• **Aim**: Using the material below, copy every line where "this" appears.

• **Extracted information**:
-- Begin --

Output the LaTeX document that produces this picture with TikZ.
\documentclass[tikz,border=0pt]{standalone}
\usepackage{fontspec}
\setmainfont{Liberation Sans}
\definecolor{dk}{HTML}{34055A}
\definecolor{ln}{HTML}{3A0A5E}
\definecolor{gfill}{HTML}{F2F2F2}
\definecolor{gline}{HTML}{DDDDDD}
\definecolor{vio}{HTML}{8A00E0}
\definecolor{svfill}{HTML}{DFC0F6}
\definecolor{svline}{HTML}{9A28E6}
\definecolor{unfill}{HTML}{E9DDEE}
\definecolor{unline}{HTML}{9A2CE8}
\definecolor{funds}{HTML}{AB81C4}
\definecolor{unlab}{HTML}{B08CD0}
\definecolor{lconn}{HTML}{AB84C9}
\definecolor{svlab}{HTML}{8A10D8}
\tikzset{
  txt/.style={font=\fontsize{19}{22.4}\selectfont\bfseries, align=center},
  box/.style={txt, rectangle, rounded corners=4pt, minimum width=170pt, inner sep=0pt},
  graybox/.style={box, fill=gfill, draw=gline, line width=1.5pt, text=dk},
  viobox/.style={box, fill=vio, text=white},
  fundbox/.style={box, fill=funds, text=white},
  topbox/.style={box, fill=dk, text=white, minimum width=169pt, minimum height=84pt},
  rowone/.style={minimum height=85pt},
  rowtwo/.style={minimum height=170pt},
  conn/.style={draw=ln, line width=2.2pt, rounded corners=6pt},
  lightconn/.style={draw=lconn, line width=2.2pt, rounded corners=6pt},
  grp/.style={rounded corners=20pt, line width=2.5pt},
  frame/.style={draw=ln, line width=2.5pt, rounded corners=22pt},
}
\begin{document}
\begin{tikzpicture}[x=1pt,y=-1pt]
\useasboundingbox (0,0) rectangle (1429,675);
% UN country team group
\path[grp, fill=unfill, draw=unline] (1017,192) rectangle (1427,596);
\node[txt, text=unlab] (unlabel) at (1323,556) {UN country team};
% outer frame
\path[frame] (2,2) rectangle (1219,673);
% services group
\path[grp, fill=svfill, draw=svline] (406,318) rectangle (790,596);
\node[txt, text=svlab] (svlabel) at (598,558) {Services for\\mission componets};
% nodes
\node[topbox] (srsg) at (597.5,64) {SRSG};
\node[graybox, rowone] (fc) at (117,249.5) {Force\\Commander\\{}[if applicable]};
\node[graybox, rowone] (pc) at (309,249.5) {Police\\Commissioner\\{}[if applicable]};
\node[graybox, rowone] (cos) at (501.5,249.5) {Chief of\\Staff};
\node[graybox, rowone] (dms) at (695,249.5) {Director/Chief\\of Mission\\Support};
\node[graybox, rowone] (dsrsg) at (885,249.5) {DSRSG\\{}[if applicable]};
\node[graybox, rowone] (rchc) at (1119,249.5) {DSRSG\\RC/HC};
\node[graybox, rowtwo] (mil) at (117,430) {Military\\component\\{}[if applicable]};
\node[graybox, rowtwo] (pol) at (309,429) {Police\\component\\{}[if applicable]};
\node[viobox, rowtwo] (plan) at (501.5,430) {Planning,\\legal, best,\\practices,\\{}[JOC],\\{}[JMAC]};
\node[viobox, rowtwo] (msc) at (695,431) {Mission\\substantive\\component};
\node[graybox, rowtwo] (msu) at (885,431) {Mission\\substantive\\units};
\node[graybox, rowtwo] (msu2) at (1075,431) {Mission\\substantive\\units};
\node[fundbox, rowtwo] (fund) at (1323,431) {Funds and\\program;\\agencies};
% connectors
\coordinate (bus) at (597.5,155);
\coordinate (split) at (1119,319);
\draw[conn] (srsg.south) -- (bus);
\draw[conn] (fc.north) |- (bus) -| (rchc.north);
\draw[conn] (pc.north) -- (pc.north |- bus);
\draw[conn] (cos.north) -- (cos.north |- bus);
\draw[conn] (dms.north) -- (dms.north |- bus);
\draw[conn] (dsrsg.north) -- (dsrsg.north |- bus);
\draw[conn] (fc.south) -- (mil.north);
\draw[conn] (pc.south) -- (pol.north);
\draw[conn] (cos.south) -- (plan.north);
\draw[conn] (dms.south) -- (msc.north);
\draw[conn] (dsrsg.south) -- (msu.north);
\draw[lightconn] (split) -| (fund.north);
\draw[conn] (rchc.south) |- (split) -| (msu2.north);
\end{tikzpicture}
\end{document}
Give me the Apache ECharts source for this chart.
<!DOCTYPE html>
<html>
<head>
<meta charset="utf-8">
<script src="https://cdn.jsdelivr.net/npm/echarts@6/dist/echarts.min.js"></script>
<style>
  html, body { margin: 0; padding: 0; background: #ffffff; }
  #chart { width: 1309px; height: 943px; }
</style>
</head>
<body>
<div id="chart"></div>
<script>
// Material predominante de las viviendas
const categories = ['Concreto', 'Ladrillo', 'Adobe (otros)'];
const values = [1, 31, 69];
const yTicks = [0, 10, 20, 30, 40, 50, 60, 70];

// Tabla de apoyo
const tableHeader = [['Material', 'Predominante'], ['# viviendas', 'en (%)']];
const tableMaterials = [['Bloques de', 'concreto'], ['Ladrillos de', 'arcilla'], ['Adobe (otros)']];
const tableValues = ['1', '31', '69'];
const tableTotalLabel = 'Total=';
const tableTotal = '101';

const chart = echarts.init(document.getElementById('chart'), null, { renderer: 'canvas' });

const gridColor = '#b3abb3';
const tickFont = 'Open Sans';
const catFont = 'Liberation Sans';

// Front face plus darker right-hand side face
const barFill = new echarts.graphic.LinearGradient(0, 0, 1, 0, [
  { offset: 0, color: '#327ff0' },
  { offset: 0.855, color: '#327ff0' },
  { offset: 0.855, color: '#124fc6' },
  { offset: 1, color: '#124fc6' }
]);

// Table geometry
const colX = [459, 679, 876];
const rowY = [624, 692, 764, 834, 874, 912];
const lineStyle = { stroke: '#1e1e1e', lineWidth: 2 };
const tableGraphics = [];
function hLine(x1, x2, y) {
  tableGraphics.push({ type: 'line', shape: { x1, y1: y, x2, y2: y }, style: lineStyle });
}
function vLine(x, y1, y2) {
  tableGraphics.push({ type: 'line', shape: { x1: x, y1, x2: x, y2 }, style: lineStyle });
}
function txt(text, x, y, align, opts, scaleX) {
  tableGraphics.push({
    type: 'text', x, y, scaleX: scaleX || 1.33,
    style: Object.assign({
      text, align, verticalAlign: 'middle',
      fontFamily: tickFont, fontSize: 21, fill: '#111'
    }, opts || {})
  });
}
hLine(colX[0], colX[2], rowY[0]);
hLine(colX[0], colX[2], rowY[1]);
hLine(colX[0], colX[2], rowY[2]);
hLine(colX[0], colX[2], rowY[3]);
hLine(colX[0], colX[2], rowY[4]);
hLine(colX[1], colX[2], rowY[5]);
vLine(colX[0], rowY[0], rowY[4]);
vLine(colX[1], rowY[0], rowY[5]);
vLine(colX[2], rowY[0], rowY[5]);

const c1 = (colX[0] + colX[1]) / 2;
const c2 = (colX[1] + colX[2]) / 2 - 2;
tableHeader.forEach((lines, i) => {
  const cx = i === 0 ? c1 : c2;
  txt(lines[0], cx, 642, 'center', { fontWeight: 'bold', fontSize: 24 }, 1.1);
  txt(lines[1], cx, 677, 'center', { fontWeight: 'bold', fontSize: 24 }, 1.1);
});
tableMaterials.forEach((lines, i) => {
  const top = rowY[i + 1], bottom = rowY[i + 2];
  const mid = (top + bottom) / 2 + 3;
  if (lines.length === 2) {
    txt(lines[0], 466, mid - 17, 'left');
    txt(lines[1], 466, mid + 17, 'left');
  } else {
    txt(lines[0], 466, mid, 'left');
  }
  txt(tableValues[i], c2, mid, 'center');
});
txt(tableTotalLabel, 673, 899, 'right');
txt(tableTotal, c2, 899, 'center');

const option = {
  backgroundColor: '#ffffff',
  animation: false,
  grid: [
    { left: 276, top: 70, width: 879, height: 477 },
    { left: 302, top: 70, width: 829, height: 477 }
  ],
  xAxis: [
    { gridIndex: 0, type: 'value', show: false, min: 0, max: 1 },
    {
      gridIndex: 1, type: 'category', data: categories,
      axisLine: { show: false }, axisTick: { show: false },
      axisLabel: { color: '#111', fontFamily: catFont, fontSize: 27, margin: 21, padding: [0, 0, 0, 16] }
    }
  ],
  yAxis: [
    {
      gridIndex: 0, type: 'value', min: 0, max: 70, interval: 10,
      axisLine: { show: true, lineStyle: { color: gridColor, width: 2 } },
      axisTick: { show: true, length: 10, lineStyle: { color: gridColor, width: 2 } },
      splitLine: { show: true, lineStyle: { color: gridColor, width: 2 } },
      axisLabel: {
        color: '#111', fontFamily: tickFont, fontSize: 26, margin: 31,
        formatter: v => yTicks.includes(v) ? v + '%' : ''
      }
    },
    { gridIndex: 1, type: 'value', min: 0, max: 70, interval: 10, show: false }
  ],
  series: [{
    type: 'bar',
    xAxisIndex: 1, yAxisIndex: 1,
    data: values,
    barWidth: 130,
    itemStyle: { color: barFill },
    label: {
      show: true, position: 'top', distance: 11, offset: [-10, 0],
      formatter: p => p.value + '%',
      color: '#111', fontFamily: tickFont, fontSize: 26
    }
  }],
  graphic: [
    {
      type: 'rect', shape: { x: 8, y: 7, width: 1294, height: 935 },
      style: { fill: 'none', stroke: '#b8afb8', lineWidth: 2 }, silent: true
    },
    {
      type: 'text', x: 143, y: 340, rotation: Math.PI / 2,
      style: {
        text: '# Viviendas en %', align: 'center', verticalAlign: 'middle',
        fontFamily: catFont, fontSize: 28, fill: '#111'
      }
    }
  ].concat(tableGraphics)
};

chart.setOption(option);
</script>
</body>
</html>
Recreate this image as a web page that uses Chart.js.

-- End --

• **Written response**:
Output the LaTeX document that produces this picture with TikZ.
Give me the Apache ECharts source for this chart.
Recreate this image as a web page that uses Chart.js.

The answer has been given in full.